Mais uma vez, o Rio Grande do Sul se vê submerso, não apenas em água, mas em um
desolador sentimento de déjà vu. As chuvas torrenciais, as secas severas e os ventos
implacáveis não são mais eventos isolados, mas capítulos recorrentes de uma mesma e
trágica narrativa. E a cada novo desastre, a pergunta se impõe com a força de uma
enchente: por que, diante de tantos avisos, persistimos no mesmo ciclo de inércia?
A ciência, há muito, aponta o Sul do Brasil como uma das áreas mais vulneráveis às
mudanças climáticas. As pesquisas não são segredos guardados a sete chaves, mas
alertas públicos, disponíveis a quem quiser ver. No entanto, experimentamos dias terríveis e
seguimos agindo como se fosse possível superar tamanha adversidade sem um plano
estratégico consistente, sem revisão e, crucialmente, sem um diálogo interno que abrace as
vozes dissonantes. A responsabilidade, sim, recai sobre quem governa, pois a informação
chega, mas os avisos são, inexplicavelmente, desconsiderados. Quem atua na área sabe:
as tendências de chuvas extremas, secas prolongadas e ventos cada vez mais fortes no Rio
Grande do Sul não apenas são reais, mas prometem se intensificar.
O Presente Inadiável: Reconstruindo Cidades
O que mais falta para que nossas lideranças revisem seus planos e ousem fazer diferente?
O escritor James Lovelock já sentenciava que teríamos de trabalhar para reconstruir
cidades destruídas por desastres ambientais no futuro. Esse futuro, caros leitores, não é
uma projeção distante; ele é o nosso presente. Não há mais margem para delongas ou para
a complacência. Você sabia que todo o CO2 que lançamos na atmosfera hoje leva entre 50
e 200 anos para se dissipar — e isso sem considerarmos tecnologias de remoção
atmosférica? Diante dessa realidade implacável, não temos mais o luxo de apenas pensar
em metas e indicadores de redução; precisamos, urgentemente, agir.
Outro ponto vital é compreender que o ambiente não se curva às fronteiras municipais ou
estaduais; ele perpassa regiões, nações e continentes. As soluções, portanto, precisam ser
conjuntas, idealmente articuladas por regiões com características hidrológicas e geográficas
semelhantes. Contudo, não se observa, com a sinceridade que o momento exige, um
engajamento pleno de algumas lideranças (é fundamental ressaltar: não todas) em
concretizar essa mudança. O discurso, muitas vezes, ainda se sobrepõe à ação efetiva. É
claro que certas transformações exigem prazos – curto, médio e longo – e não se resolvem
em um ou dois anos, como o tempo decorrido desde os últimos grandes desastres ambientais em 2024. Mas se o planejamento não for iniciado agora, a resolução nunca virá.

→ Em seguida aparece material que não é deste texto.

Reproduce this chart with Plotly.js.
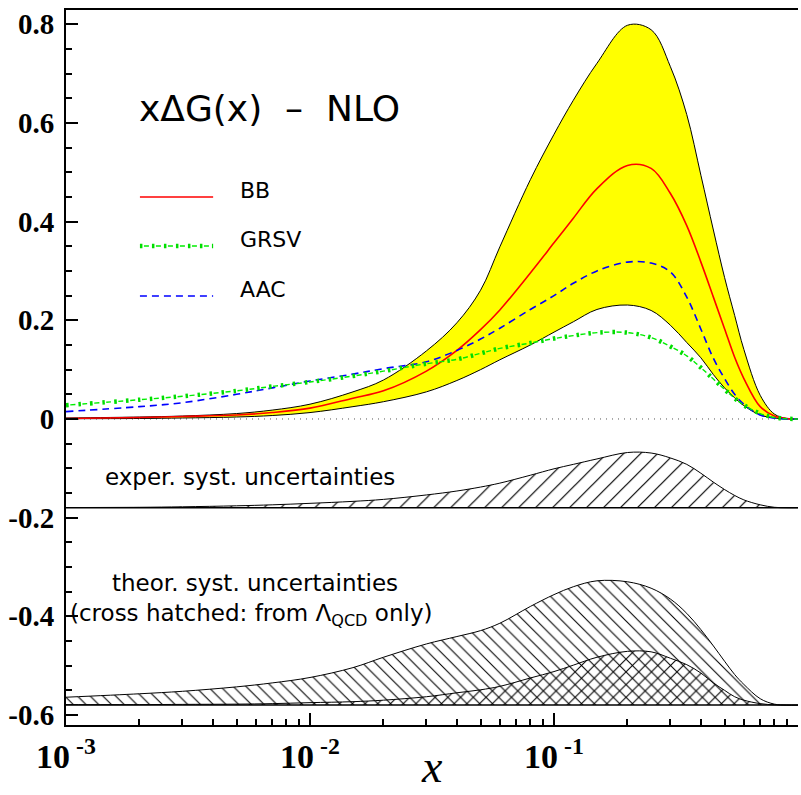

A Interconexão Global e a Visão Sistêmica
É imperativo que governantes e líderes de organizações reconheçam que os problemas
ambientais são a base, o pano de fundo, para profundos problemas sociais e econômicos.
Não se trata apenas de preservar o meio ambiente por si só – embora isso seja vital –, mas
de entender que os estragos, os custos, são sentidos diretamente na economia e na vida
das pessoas. Quando lares são destruídos, vidas desestruturadas, e a produção agrícola
comprometida, o custo financeiro é imenso, para além do dano ambiental. Precisamos, com
urgência, de novas lideranças, preparadas e munidas de uma visão sistêmica, que
compreendam que fazemos parte de um todo interconectado. As ações locais reverberam
globalmente; a Amazônia, por exemplo, não é uma entidade isolada de nós ou do resto do
mundo. Vivemos em um planeta interconectado, em uma teia delicada onde nossos
impactos não se confinam ao nosso quadrado – eles transcendem os limites de nossa casa,
nosso município, nosso estado e nosso país.
Até que essa percepção sistêmica se consolide – que as questões ambientais são, no
fundo, a raiz de nossas mazelas sociais e econômicas –, continuaremos a lamentar as
perdas sem construir o futuro. Acredito firmemente em futuros possíveis, construídos em
harmonia entre pessoas, negócios e o meio ambiente; futuros que gerem valor para o todo.
É tempo de transformar o alerta em ação, a repetição em revisão e a inércia em uma
liderança verdadeiramente conectada com o amanhã que já é hoje.